Gaston Lagaffe

L’antihéros par excellence.

Imaginé par Franquin, le créateur de Spirou, et le rédacteur en chef du magazine Spirou Yvan Delporte, Gaston Lagaffe est à ses débuts en février 1957 un « héros sans emploi ». Les deux compères l’ont imaginé pour s’amuser et pour animer les rubriques de Spirou avec les dessins de ce personnage foutraque et à l’opposé des autres héros authentiques  qui peuplent les pages du magazine. Succès total : Gaston devient vite incontournable. Franquin, avec l’aide du dessinateur Jidéhem, l’installe dans sa propre série hebdomadaire, et dans un format qui ne cesse de grandir : un strip de 3 cases en 1957, puis la moitié inférieure de la 1ère de couverture de Spirou et, à partir de1966, une série pleine page.

Gaston le gaffeur est entouré d’une foule de personnages secondaires qui s’agrandit au fil des ans: l’homme d’affaires M. de Mesmaeker ; les autres membres de la rédaction imaginaire de Spirou dont le comptable M. Boulier et son amoureuse Mlle Jeanne ; ses copains de gaffes Jim et Jules de chez Ducran&Lapoigne en face ; ses animaux de compagnie dont son chat et sa mouette rieuse ; et enfin sa voiture antédiluvienne que l’agent Longtarin poursuit assidûment pour la verbaliser. L’agent Longtarin devient d’ailleurs un protagoniste de plus en plus important pour Gaston dans les années 80 au fur et à mesure que Franquin cultive son côté anarchiste, anti-autorité.

En 1967, exit par contre le personnage de Fantasio (dont Franquin cède les droits l’année suivante avec ceux de Spirou), au profit de Brunelle, nouveau chef de bureau. Franquin, assisté à l’occasion d’autres dessinateurs, continue d’assumer sa planche hebdomadaire de Gaston même pendant sa période « noire » des années 80 et ce jusqu’à sa mort en 1997. Au total, plus de 900 planches d’une BD qui est sans conteste l'oeuvre la plus personnelle de Franquin.

Gaston Lagaffe séduit par son anticonformisme bien avant mai 1968. Négligé d’apparence en pull élimé à col roulé vert, jeans et espadrilles, il fuit le travail productif pour se consacrer à des idées parfois poétiques et à des inventions plus saugrenues les unes que les autres.
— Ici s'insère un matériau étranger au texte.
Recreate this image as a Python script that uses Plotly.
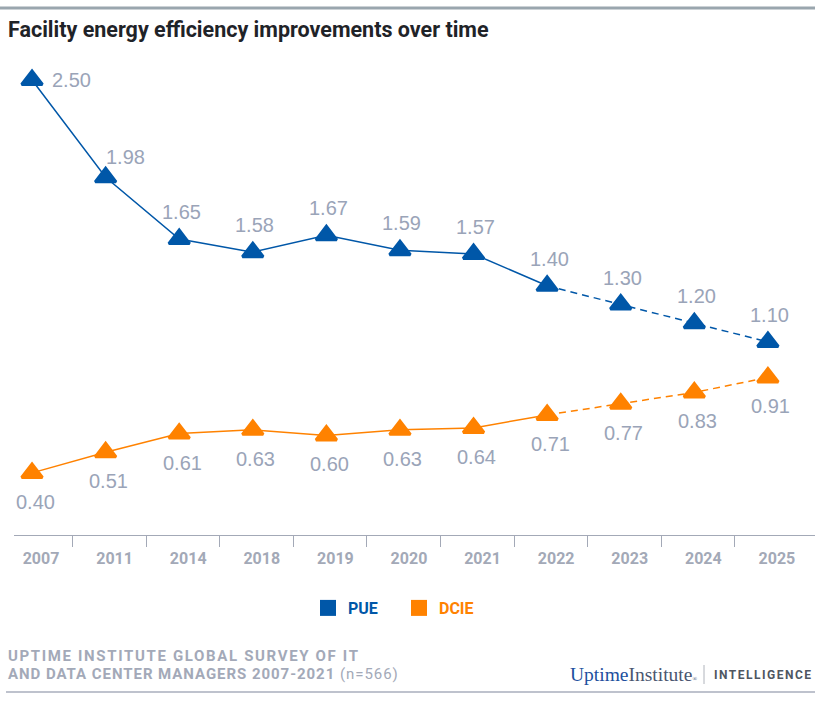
import plotly.graph_objects as go

years = ["2007", "2011", "2014", "2018", "2019", "2020", "2021", "2022", "2023", "2024", "2025"]
pue = [2.50, 1.98, 1.65, 1.58, 1.67, 1.59, 1.57, 1.40, 1.30, 1.20, 1.10]
dcie = [0.40, 0.51, 0.61, 0.63, 0.60, 0.63, 0.64, 0.71, 0.77, 0.83, 0.91]
forecast_start = 7  # index of 2022: dashed from here on

BLUE = "#0057a8"
ORANGE = "#ff8200"
LABEL = "#9aa4b8"
AXIS = "#a3a9b7"

W, H = 815, 712
L, R, T, B = 14, 0, 60, 177
PW, PH = W - L - R, H - T - B

def px_x(px):
    return (px - L) / PW

def px_y(py):
    return (H - B - py) / PH

xs = list(range(len(years)))
fig = go.Figure()

# label offsets (pixels) per point: PUE above (first two special), DCIE below
pue_shift = [(39, 0), (20, 20)] + [(2, 27)] * (len(years) - 2)
dcie_shift = [(3, -29)] * len(years)

for vals, color, name, shifts in [(pue, BLUE, "PUE", pue_shift), (dcie, ORANGE, "DCIE", dcie_shift)]:
    fs = forecast_start
    fig.add_trace(go.Scatter(x=xs[:fs + 1], y=vals[:fs + 1], mode="lines",
                             line=dict(color=color, width=1.5), showlegend=False, hoverinfo="skip"))
    fig.add_trace(go.Scatter(x=xs[fs:], y=vals[fs:], mode="lines",
                             line=dict(color=color, width=1.5, dash="7px,5px"), showlegend=False, hoverinfo="skip"))
    fig.add_trace(go.Scatter(x=xs, y=vals, mode="markers",
                             marker=dict(symbol="triangle-up", size=18, color=color,
                                         line=dict(color=color, width=3)),
                             showlegend=False, hoverinfo="skip"))
    fig.add_trace(go.Scatter(x=[None], y=[None], mode="markers",
                             marker=dict(symbol="square", size=18, color=color),
                             name=f"<span style='color:{color}'><b>{name}</b></span>"))
    for xi, v, (dx, dy) in zip(xs, vals, shifts):
        fig.add_annotation(x=xi, y=v, text=f"{v:.2f}", showarrow=False,
                           xshift=dx, yshift=dy, xanchor="center", yanchor="middle",
                           font=dict(family="Liberation Sans, Arial", size=20, color=LABEL))

fig.update_layout(
    width=W, height=H,
    margin=dict(l=L, r=R, t=T, b=B, autoexpand=False),
    paper_bgcolor="white", plot_bgcolor="white",
    title=dict(text="Facility energy efficiency improvements over time",
               x=8 / W, xanchor="left", y=1 - 29 / H, yanchor="middle",
               xref="container", yref="container",
               font=dict(family="Roboto", size=21.5, color="#1f2328", weight="bold")),
    xaxis=dict(range=[-0.245, 10.64], tickvals=xs, ticktext=years, ticks="",
               showgrid=False, zeroline=False, showline=True, linecolor=AXIS, linewidth=1,
               tickfont=dict(family="Roboto", size=16, color=AXIS, weight="bold"),
               ticklabelshift=9, ticklabelstandoff=9,
               minor=dict(tickvals=[i + 0.55 for i in xs[:-1]], ticks="outside",
                          ticklen=11, tickcolor=AXIS, tickwidth=1, showgrid=False)),
    yaxis=dict(range=[0.068, 2.607], visible=False),
    legend=dict(orientation="h", x=px_x(399), xanchor="center", y=px_y(608), yanchor="middle",
                font=dict(family="Roboto", size=16), itemwidth=30, entrywidth=46),
    showlegend=True,
)

fig.add_shape(type="line", xref="paper", yref="paper", x0=px_x(0), x1=px_x(W), y0=px_y(8), y1=px_y(8),
              line=dict(color="#9aa6ae", width=3))
fig.add_shape(type="line", xref="paper", yref="paper", x0=px_x(6), x1=px_x(W), y0=px_y(692), y1=px_y(692),
              line=dict(color="#a8aebd", width=1.5))
fig.add_shape(type="line", xref="paper", yref="paper", x0=px_x(704), x1=px_x(704), y0=px_y(665), y1=px_y(684),
              line=dict(color="#b0b4bc", width=1))

fig.add_annotation(xref="paper", yref="paper", x=px_x(6), y=px_y(656), xanchor="left", yanchor="middle",
                   showarrow=False, align="left",
                   text="<span style='letter-spacing:1.65px'>UPTIME INSTITUTE GLOBAL SURVEY OF IT</span>",
                   font=dict(family="Roboto", size=15, color="#a3a9b8", weight="bold"))
fig.add_annotation(xref="paper", yref="paper", x=px_x(6), y=px_y(674), xanchor="left", yanchor="middle",
                   showarrow=False, align="left",
                   text="<span style='letter-spacing:0.95px'><b>AND DATA CENTER MANAGERS 2007-2021</b> (n=566)</span>",
                   font=dict(family="Roboto", size=15, color="#a3a9b8"))
fig.add_annotation(xref="paper", yref="paper", x=px_x(568), y=px_y(674), xanchor="left", yanchor="middle",
                   showarrow=False,
                   text="<span style='color:#1d4f9e'>Uptime</span><span style='color:#4a5670'>Institute</span><span style='font-size:6px'>®</span>",
                   font=dict(family="Liberation Serif", size=19.5))
fig.add_annotation(xref="paper", yref="paper", x=px_x(814), y=px_y(675), xanchor="right", yanchor="middle",
                   showarrow=False,
                   text="<span style='letter-spacing:1.5px'><b>INTELLIGENCE</b></span>",
                   font=dict(family="Roboto", size=12, color="#4f5661"))

fig.write_html("out.html")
L’antithèse du « jeune cadre dynamique » en costume-cravate et attaché-case qui est le modèle à l’époque.

Le graphisme de la BD est à l’opposé du caractère indolent de Gaston. Vivacité des gags, précision des traits, foisonnement et intensité du dessin : rarement bande dessinée n’a été aussi dynamique, explosant de mouvement et de rythme. Et l’extraordinaire sens de l’humour de Franquin fait merveille, avec un comique de l’absurde qu’il sait ramasser en quelques cases.

Contrairement à Spirou ou au Marsupilami, le personnage de Gaston Lagaffe n’a pas été repris par d’autres. Ouf… Et raison de plus pour les (toujours nombreux) fans de se rendre en pèlerinage à l’exposition que la BPI, bibliothèque du Centre Pompidou, offre à Gaston pour ses soixante ans jusqu’au 10 avril 2017.